Changing Assumptions For Personal Prosperity

When economic historians review the last 10-15 years, one observation that is likely to come to the fore is that this was a period when the assumptions as to what was necessary to obtain personal prosperity began to change. To be sure, the economic forces underlying the changes had been in process for some time. However, it is only in recent years that people have actually started to recognize that the rules had, in fact, changed.

One assumption that more and more people are starting to question is the rule that you have to get a college degree. To be sure, those with a degree make more on average than those who don’t over an entire lifetime. However, people are starting to notice that whereas any degree was valuable before, today it depends on what you are studying as to whether a degree is worthwhile. Degrees in math, science, and engineering are often worth the money, but those in 17th century French literature are not. Furthermore, college has become more expensive and a student can end up leaving school with a degree and the equivalent of a mortgage payment. For degrees that will give you a good job, this might be a worthwhile trade off. For someone with a useless degree, having to make the equivalent of a mortgage payment (that could have gone to a real mortgage payment) can seriously hobble their attempt to build a future.

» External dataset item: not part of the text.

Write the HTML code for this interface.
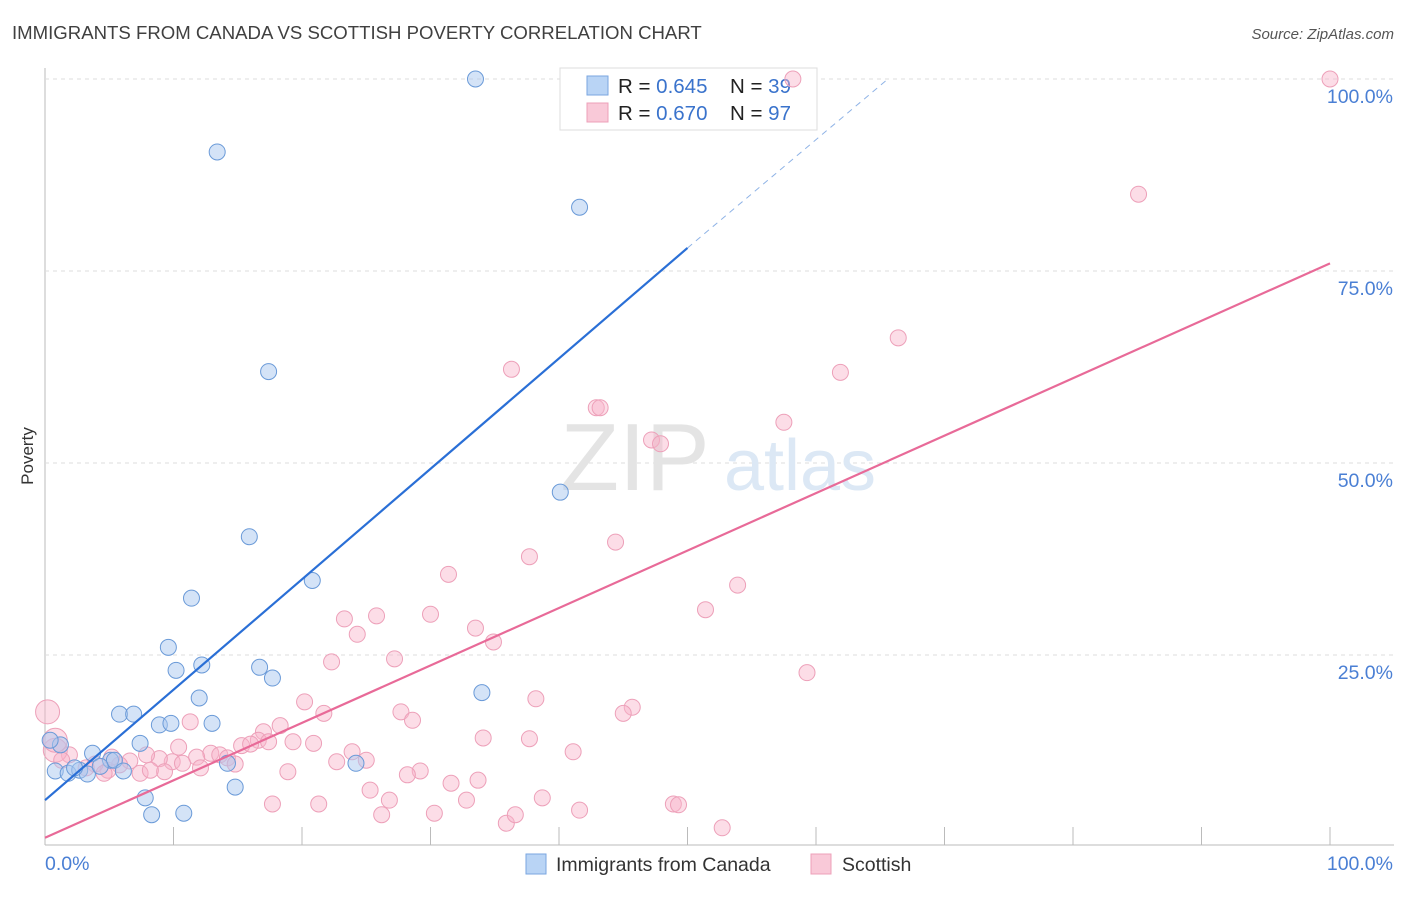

The second assumption that is being called into question is that prosperity requires that you buy a home. When it seemed that housing prices could only increase, then buying a home was a form of forced savings. Even today, buying a home in certain places can still be a good investment. However, as the economic downturn taught us, buying a home is not a “sure thing”, and in some places can still be a wealth-killing investment. Buying a home is no longer the automatic key to prosperity that it once was.

The third assumption that has been called into question is that the next generation will be more prosperous than the one before it. Through the baby boom generation, the experience was that the next generation was materially better off than the generation before it. However, with the economic downturn and subsequent anemic recovery, this assumption is also being called into question. There are several factors that are driving this pessimism. Globalization and the shortage of well-paying manufacturing jobs have meant that engine of economic prosperity for the middle class has been shifted into a lower gear. In addition, large school debt has meant that college graduates are now graduating having to pay off loans, which hampers their ability to build savings. The debt & consumer culture that emphasizes having it now means that many have gone into debt to buy “toys”, as well as the fact that Generation X is having to raise their kids, prepare to take care of aging parents, save for junior’s college, and suffer from stagnating wages, and the economic headwinds are overwhelming for many people.

Going forward, many Americans will have to (and indeed already are having to) recognize that what is possible is somewhat more limited than it was in the past. Reduced expectations and more realistic planning can help to navigate this new reality. For example, it may be that for many, kids, a great house in a great neighborhood AND a comfortable retirement may simply not be possible and they will have to make trade-offs. For Americans raised to believe that they can have it all, the new reality is the biggest assumption change of all.